Aidan turned. A friendly-looking young man in a baseball cap was walking toward him, his smile open and genuine.

"That's me," Aidan said. "You must be…?"

"Tadashi Hamada," he said, shaking Aidan's hand firmly. "Nice to meet you. Welcome to the Nerd Lab."

"You too. Thanks for having me."

"No problem, man. Your proposal was seriously impressive. Follow me, I'll show you your workbench. The gear you requested is… wow. Really expensive," Tadashi chuckled. "Fred, our sponsor, nearly had a heart attack, but he loves this stuff."

"Once the results come in, it'll be worth it," Aidan said confidently. He looked around. "Speaking of, where is Fred?"

"Out being our mascot, probably," Tadashi laughed. "He came in yesterday asking me to build him a fire-breathing, humanoid dinosaur robot. One-to-one scale. That's Fred."

"I'll keep that in mind," Aidan said.

"Listen," Tadashi said, his expression turning more serious. "I saw your project focuses on learning systems. I'm actually working on a medical robot, a healthcare companion. The hardware is solid, but I'm having trouble with the integrated diagnostic circuits, finding the right wiring pathways to handle the data load without frying the chip. Since you're also working on intelligent systems, I was hoping… maybe we could collaborate?"

Aidan's mind cataloged the information. Baymax. Tadashi was stuck on the core programming. This was his opening. "Absolutely," he said with a sincere smile. "I've been doing a lot of research on power distribution and data management for my own system. If you ever need a second pair of eyes, just ask."

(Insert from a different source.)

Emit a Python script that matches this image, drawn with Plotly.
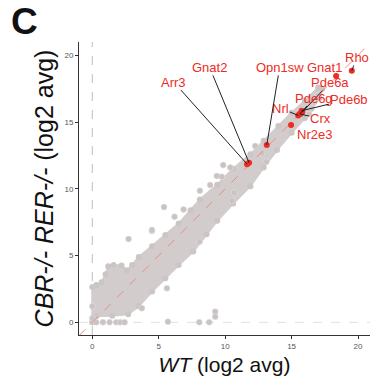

"Awesome! Thank you so much," Tadashi said, his relief evident. "Come on, let me introduce you to the rest of the lunatics."

He led Aidan back out into the main lab, stopping first at the floating bicycle. "Gogo, this is Ward Ent, our new member."

The girl, Gogo Tomago, didn't look up from her work, a piece of bubble gum cracking audibly in her mouth. "New guy," she said, her voice dripping with boredom. She finally glanced at him, her dark eyes giving him a quick, skeptical once-over. "Don't break anything."

Aidan extended his hand. "Nice to meet you too."

She stared at his hand for a second before giving it a single, firm shake. "Welcome to the lab."